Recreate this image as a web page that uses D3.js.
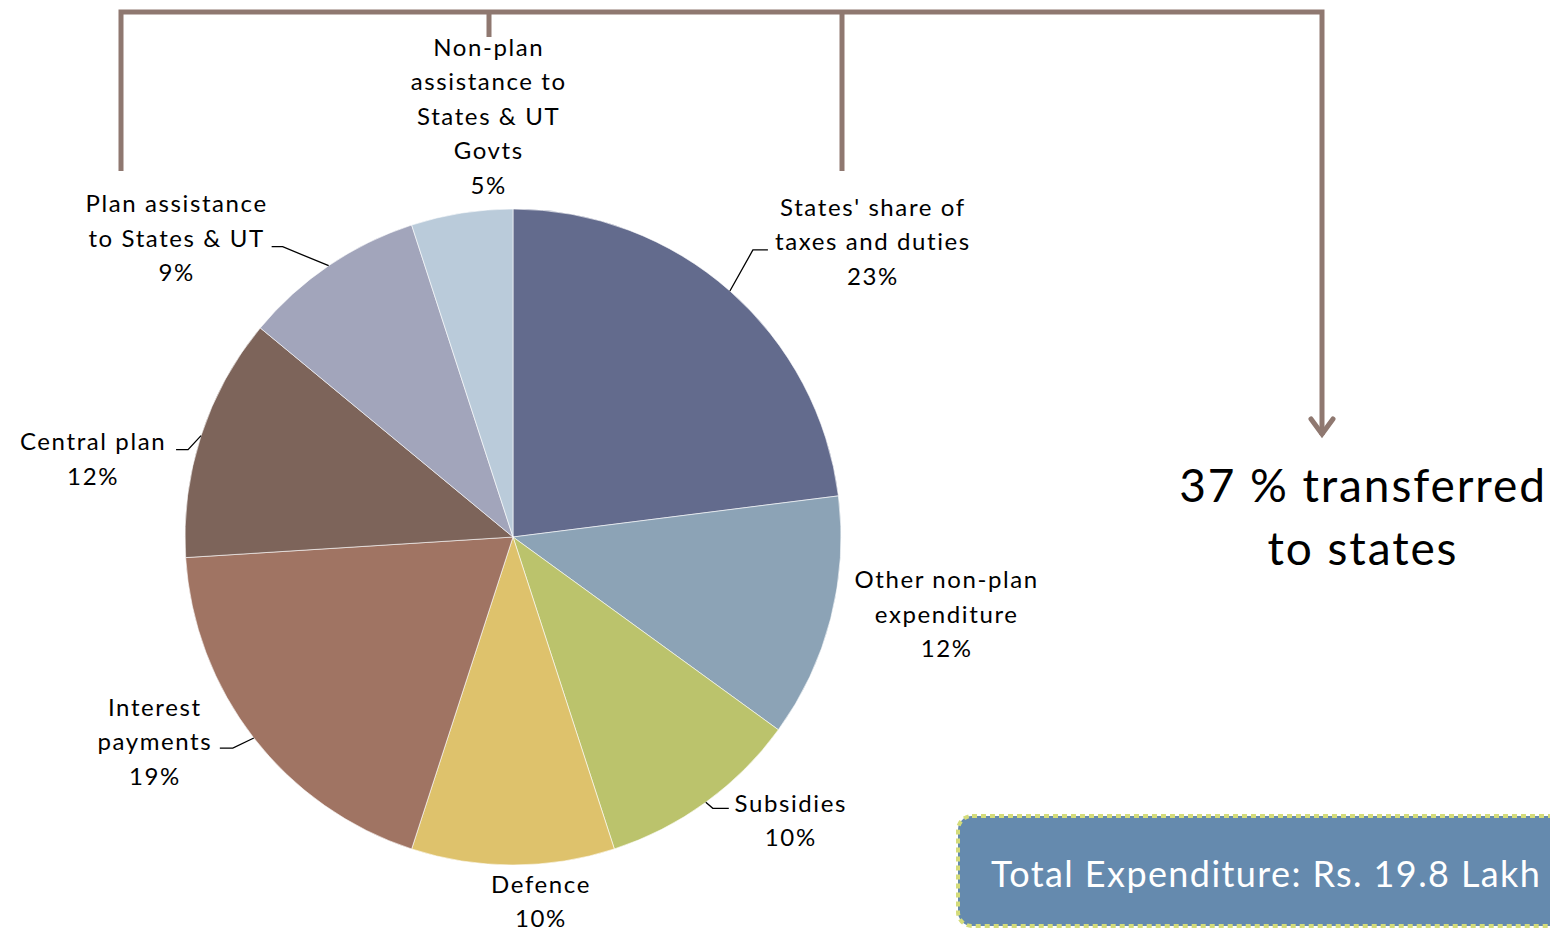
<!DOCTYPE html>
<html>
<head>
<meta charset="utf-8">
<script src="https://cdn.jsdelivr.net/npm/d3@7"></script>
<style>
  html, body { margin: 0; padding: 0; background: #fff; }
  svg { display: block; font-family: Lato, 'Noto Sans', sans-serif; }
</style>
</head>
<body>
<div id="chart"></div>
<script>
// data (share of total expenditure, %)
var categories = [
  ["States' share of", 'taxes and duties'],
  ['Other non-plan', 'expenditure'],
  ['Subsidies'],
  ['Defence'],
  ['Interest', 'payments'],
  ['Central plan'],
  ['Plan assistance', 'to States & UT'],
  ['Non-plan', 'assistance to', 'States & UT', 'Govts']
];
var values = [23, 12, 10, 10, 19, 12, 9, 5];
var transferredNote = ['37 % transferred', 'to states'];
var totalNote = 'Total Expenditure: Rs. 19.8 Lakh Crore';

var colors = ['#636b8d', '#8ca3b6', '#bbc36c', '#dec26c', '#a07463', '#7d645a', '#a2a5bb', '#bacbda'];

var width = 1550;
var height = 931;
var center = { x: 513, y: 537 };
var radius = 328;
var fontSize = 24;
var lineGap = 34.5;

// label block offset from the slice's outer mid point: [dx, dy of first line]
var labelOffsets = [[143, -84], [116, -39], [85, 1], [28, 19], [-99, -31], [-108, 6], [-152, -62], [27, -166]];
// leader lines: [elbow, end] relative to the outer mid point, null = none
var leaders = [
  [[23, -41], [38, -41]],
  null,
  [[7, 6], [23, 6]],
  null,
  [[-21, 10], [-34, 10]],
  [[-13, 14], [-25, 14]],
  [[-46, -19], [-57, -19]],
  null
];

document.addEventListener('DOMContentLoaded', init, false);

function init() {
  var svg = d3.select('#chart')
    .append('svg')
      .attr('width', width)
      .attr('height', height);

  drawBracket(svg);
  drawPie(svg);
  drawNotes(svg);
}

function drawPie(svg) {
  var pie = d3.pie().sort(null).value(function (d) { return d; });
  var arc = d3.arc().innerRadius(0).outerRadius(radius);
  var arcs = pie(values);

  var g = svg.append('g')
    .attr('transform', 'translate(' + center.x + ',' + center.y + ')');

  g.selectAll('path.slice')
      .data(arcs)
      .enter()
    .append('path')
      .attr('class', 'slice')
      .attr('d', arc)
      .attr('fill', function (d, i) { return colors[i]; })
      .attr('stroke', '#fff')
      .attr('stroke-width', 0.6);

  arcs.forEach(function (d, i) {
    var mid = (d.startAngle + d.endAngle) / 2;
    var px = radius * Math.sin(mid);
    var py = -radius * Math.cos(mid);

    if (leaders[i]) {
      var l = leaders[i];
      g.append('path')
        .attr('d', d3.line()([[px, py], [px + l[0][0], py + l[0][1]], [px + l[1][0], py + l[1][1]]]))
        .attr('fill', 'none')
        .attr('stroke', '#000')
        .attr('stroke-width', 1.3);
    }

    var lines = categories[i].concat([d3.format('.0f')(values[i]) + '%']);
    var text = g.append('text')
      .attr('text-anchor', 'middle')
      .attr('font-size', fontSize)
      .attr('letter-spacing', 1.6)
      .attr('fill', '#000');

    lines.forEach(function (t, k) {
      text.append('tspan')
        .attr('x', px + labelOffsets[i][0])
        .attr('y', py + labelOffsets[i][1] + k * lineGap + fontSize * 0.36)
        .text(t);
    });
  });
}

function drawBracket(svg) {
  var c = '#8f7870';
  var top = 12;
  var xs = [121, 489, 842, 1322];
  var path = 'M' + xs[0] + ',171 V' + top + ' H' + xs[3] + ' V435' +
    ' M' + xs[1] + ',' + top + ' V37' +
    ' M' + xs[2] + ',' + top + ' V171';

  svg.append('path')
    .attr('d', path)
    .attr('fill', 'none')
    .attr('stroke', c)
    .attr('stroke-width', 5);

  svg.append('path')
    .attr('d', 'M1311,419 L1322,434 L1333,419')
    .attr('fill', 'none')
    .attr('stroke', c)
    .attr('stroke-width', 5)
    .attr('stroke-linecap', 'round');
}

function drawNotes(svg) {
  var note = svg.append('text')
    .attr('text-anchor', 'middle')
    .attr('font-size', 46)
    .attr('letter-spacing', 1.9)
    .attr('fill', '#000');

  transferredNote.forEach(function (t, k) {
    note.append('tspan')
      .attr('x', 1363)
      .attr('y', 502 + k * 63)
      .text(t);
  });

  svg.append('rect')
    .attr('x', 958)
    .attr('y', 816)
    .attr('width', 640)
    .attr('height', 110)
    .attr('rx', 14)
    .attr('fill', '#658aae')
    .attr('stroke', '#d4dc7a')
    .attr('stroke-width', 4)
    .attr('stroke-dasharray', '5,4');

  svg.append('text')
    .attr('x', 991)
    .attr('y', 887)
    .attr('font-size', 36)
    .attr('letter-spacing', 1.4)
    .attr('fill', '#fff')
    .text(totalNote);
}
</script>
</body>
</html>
——
The request :: Go through the material above and print all of it exactly, except the pictures.

Completed task ::
Recreate this image as a web page that uses D3.js.
<!DOCTYPE html>
<html>
<head>
<meta charset="utf-8">
<script src="https://cdn.jsdelivr.net/npm/d3@7"></script>
<style>
  html, body { margin: 0; padding: 0; background: #fff; }
  svg { display: block; font-family: Lato, 'Noto Sans', sans-serif; }
</style>
</head>
<body>
<div id="chart"></div>
<script>
// data (share of total expenditure, %)
var categories = [
  ["States' share of", 'taxes and duties'],
  ['Other non-plan', 'expenditure'],
  ['Subsidies'],
  ['Defence'],
  ['Interest', 'payments'],
  ['Central plan'],
  ['Plan assistance', 'to States & UT'],
  ['Non-plan', 'assistance to', 'States & UT', 'Govts']
];
var values = [23, 12, 10, 10, 19, 12, 9, 5];
var transferredNote = ['37 % transferred', 'to states'];
var totalNote = 'Total Expenditure: Rs. 19.8 Lakh Crore';

var colors = ['#636b8d', '#8ca3b6', '#bbc36c', '#dec26c', '#a07463', '#7d645a', '#a2a5bb', '#bacbda'];

var width = 1550;
var height = 931;
var center = { x: 513, y: 537 };
var radius = 328;
var fontSize = 24;
var lineGap = 34.5;

// label block offset from the slice's outer mid point: [dx, dy of first line]
var labelOffsets = [[143, -84], [116, -39], [85, 1], [28, 19], [-99, -31], [-108, 6], [-152, -62], [27, -166]];
// leader lines: [elbow, end] relative to the outer mid point, null = none
var leaders = [
  [[23, -41], [38, -41]],
  null,
  [[7, 6], [23, 6]],
  null,
  [[-21, 10], [-34, 10]],
  [[-13, 14], [-25, 14]],
  [[-46, -19], [-57, -19]],
  null
];

document.addEventListener('DOMContentLoaded', init, false);

function init() {
  var svg = d3.select('#chart')
    .append('svg')
      .attr('width', width)
      .attr('height', height);

  drawBracket(svg);
  drawPie(svg);
  drawNotes(svg);
}

function drawPie(svg) {
  var pie = d3.pie().sort(null).value(function (d) { return d; });
  var arc = d3.arc().innerRadius(0).outerRadius(radius);
  var arcs = pie(values);

  var g = svg.append('g')
    .attr('transform', 'translate(' + center.x + ',' + center.y + ')');

  g.selectAll('path.slice')
      .data(arcs)
      .enter()
    .append('path')
      .attr('class', 'slice')
      .attr('d', arc)
      .attr('fill', function (d, i) { return colors[i]; })
      .attr('stroke', '#fff')
      .attr('stroke-width', 0.6);

  arcs.forEach(function (d, i) {
    var mid = (d.startAngle + d.endAngle) / 2;
    var px = radius * Math.sin(mid);
    var py = -radius * Math.cos(mid);

    if (leaders[i]) {
      var l = leaders[i];
      g.append('path')
        .attr('d', d3.line()([[px, py], [px + l[0][0], py + l[0][1]], [px + l[1][0], py + l[1][1]]]))
        .attr('fill', 'none')
        .attr('stroke', '#000')
        .attr('stroke-width', 1.3);
    }

    var lines = categories[i].concat([d3.format('.0f')(values[i]) + '%']);
    var text = g.append('text')
      .attr('text-anchor', 'middle')
      .attr('font-size', fontSize)
      .attr('letter-spacing', 1.6)
      .attr('fill', '#000');

    lines.forEach(function (t, k) {
      text.append('tspan')
        .attr('x', px + labelOffsets[i][0])
        .attr('y', py + labelOffsets[i][1] + k * lineGap + fontSize * 0.36)
        .text(t);
    });
  });
}

function drawBracket(svg) {
  var c = '#8f7870';
  var top = 12;
  var xs = [121, 489, 842, 1322];
  var path = 'M' + xs[0] + ',171 V' + top + ' H' + xs[3] + ' V435' +
    ' M' + xs[1] + ',' + top + ' V37' +
    ' M' + xs[2] + ',' + top + ' V171';

  svg.append('path')
    .attr('d', path)
    .attr('fill', 'none')
    .attr('stroke', c)
    .attr('stroke-width', 5);

  svg.append('path')
    .attr('d', 'M1311,419 L1322,434 L1333,419')
    .attr('fill', 'none')
    .attr('stroke', c)
    .attr('stroke-width', 5)
    .attr('stroke-linecap', 'round');
}

function drawNotes(svg) {
  var note = svg.append('text')
    .attr('text-anchor', 'middle')
    .attr('font-size', 46)
    .attr('letter-spacing', 1.9)
    .attr('fill', '#000');

  transferredNote.forEach(function (t, k) {
    note.append('tspan')
      .attr('x', 1363)
      .attr('y', 502 + k * 63)
      .text(t);
  });

  svg.append('rect')
    .attr('x', 958)
    .attr('y', 816)
    .attr('width', 640)
    .attr('height', 110)
    .attr('rx', 14)
    .attr('fill', '#658aae')
    .attr('stroke', '#d4dc7a')
    .attr('stroke-width', 4)
    .attr('stroke-dasharray', '5,4');

  svg.append('text')
    .attr('x', 991)
    .attr('y', 887)
    .attr('font-size', 36)
    .attr('letter-spacing', 1.4)
    .attr('fill', '#fff')
    .text(totalNote);
}
</script>
</body>
</html>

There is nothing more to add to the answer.